Task instructions: Would you transcribe the listing that follows, character for character, and omit its images?

Recorded data:
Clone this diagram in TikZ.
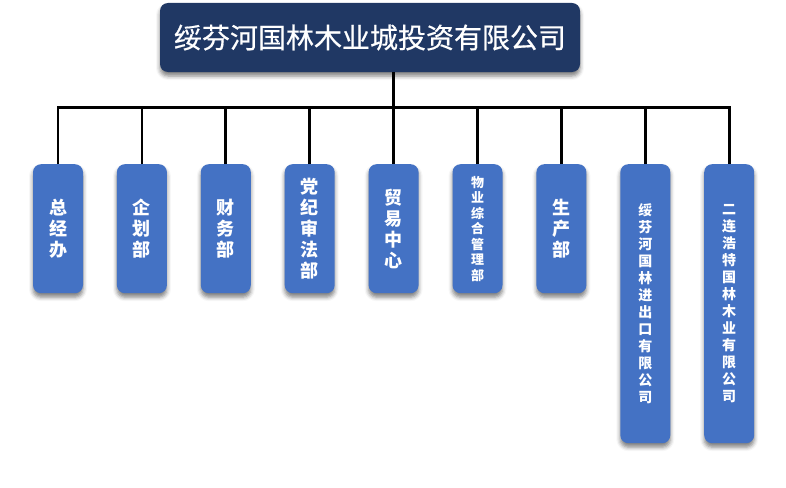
\documentclass[tikz,border=0pt]{standalone}
\usepackage{fontspec}
\newfontfamily\cjk{Noto Sans CJK SC}
\newfontfamily\cjkhead{Noto Sans CJK SC}[FakeBold=0.6]
\usepackage{tikz}
\usetikzlibrary{positioning}
\usetikzlibrary{shadows.blur}
\definecolor{navy}{HTML}{203864}
\definecolor{unitblue}{HTML}{4472C4}

\begin{document}
\begin{tikzpicture}[x=1pt, y=-1pt,
    head/.style={rectangle, rounded corners=8pt, fill=navy, text=white,
      minimum width=420pt, minimum height=69pt, inner sep=0pt,
      font=\cjkhead\fontsize{28pt}{33pt}\selectfont,
      blur shadow={shadow xshift=0pt, shadow yshift=-4pt,
        shadow opacity=50, shadow blur radius=4pt}},
    dept/.style={rectangle, rounded corners=8pt, fill=unitblue, text=white,
      minimum width=50pt, minimum height=129pt, inner sep=0pt, align=center,
      font=\cjk\bfseries\fontsize{18pt}{21pt}\selectfont,
      blur shadow={shadow xshift=0pt, shadow yshift=-4pt,
        shadow opacity=50, shadow blur radius=4pt}},
    deptsmall/.style={font=\cjk\bfseries\fontsize{13pt}{15.5pt}\selectfont},
    depttall/.style={minimum height=279pt,
      font=\cjk\bfseries\fontsize{14pt}{17pt}\selectfont},
    link/.style={draw=black, line width=2.7pt}]
      \useasboundingbox (0,0) rectangle (786,487);
      % Define nodes
      \node[head] (top) at (370,37.5) {绥芬河国林木业城投资有限公司};
      \node[dept, anchor=north] (gm) at (58,164) {总\\经\\办};
      \node[dept, right=33.5pt of gm.north east, anchor=north west] (plan) {企\\划\\部};
      \node[dept, right=33.5pt of plan.north east, anchor=north west] (fin) {财\\务\\部};
      \node[dept, right=33.5pt of fin.north east, anchor=north west] (law) {党\\纪\\审\\法\\部};
      \node[dept, right=33.5pt of law.north east, anchor=north west] (trade) {贸\\易\\中\\心};
      \node[dept, deptsmall, right=33.5pt of trade.north east, anchor=north west] (prop) {物\\业\\综\\合\\管\\理\\部};
      \node[dept, right=33.5pt of prop.north east, anchor=north west] (prod) {生\\产\\部};
      \node[dept, depttall, right=33.5pt of prod.north east, anchor=north west] (imex) {绥\\芬\\河\\国\\林\\进\\出\\口\\有\\限\\公\\司};
      \node[dept, depttall, right=33.5pt of imex.north east, anchor=north west] (elh) {二\\连\\浩\\特\\国\\林\\木\\业\\有\\限\\公\\司};
      \coordinate (bus) at (0,107.5);
      % Connect nodes
      \draw[link] (top.south -| trade.north) -- (trade.north);
      \draw[link] (gm.north) |- (elh.north |- bus) -- (elh.north);
      \draw[link] (plan.north) -- (plan.north |- bus);
      \draw[link] (fin.north) -- (fin.north |- bus);
      \draw[link] (law.north) -- (law.north |- bus);
      \draw[link] (prop.north) -- (prop.north |- bus);
      \draw[link] (prod.north) -- (prod.north |- bus);
      \draw[link] (imex.north) -- (imex.north |- bus);
    \end{tikzpicture}
\end{document}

Output for this task:
Clone this diagram in TikZ.
\documentclass[tikz,border=0pt]{standalone}
\usepackage{fontspec}
\newfontfamily\cjk{Noto Sans CJK SC}
\newfontfamily\cjkhead{Noto Sans CJK SC}[FakeBold=0.6]
\usepackage{tikz}
\usetikzlibrary{positioning}
\usetikzlibrary{shadows.blur}
\definecolor{navy}{HTML}{203864}
\definecolor{unitblue}{HTML}{4472C4}

\begin{document}
\begin{tikzpicture}[x=1pt, y=-1pt,
    head/.style={rectangle, rounded corners=8pt, fill=navy, text=white,
      minimum width=420pt, minimum height=69pt, inner sep=0pt,
      font=\cjkhead\fontsize{28pt}{33pt}\selectfont,
      blur shadow={shadow xshift=0pt, shadow yshift=-4pt,
        shadow opacity=50, shadow blur radius=4pt}},
    dept/.style={rectangle, rounded corners=8pt, fill=unitblue, text=white,
      minimum width=50pt, minimum height=129pt, inner sep=0pt, align=center,
      font=\cjk\bfseries\fontsize{18pt}{21pt}\selectfont,
      blur shadow={shadow xshift=0pt, shadow yshift=-4pt,
        shadow opacity=50, shadow blur radius=4pt}},
    deptsmall/.style={font=\cjk\bfseries\fontsize{13pt}{15.5pt}\selectfont},
    depttall/.style={minimum height=279pt,
      font=\cjk\bfseries\fontsize{14pt}{17pt}\selectfont},
    link/.style={draw=black, line width=2.7pt}]
      \useasboundingbox (0,0) rectangle (786,487);
      % Define nodes
      \node[head] (top) at (370,37.5) {绥芬河国林木业城投资有限公司};
      \node[dept, anchor=north] (gm) at (58,164) {总\\经\\办};
      \node[dept, right=33.5pt of gm.north east, anchor=north west] (plan) {企\\划\\部};
      \node[dept, right=33.5pt of plan.north east, anchor=north west] (fin) {财\\务\\部};
      \node[dept, right=33.5pt of fin.north east, anchor=north west] (law) {党\\纪\\审\\法\\部};
      \node[dept, right=33.5pt of law.north east, anchor=north west] (trade) {贸\\易\\中\\心};
      \node[dept, deptsmall, right=33.5pt of trade.north east, anchor=north west] (prop) {物\\业\\综\\合\\管\\理\\部};
      \node[dept, right=33.5pt of prop.north east, anchor=north west] (prod) {生\\产\\部};
      \node[dept, depttall, right=33.5pt of prod.north east, anchor=north west] (imex) {绥\\芬\\河\\国\\林\\进\\出\\口\\有\\限\\公\\司};
      \node[dept, depttall, right=33.5pt of imex.north east, anchor=north west] (elh) {二\\连\\浩\\特\\国\\林\\木\\业\\有\\限\\公\\司};
      \coordinate (bus) at (0,107.5);
      % Connect nodes
      \draw[link] (top.south -| trade.north) -- (trade.north);
      \draw[link] (gm.north) |- (elh.north |- bus) -- (elh.north);
      \draw[link] (plan.north) -- (plan.north |- bus);
      \draw[link] (fin.north) -- (fin.north |- bus);
      \draw[link] (law.north) -- (law.north |- bus);
      \draw[link] (prop.north) -- (prop.north |- bus);
      \draw[link] (prod.north) -- (prod.north |- bus);
      \draw[link] (imex.north) -- (imex.north |- bus);
    \end{tikzpicture}
\end{document}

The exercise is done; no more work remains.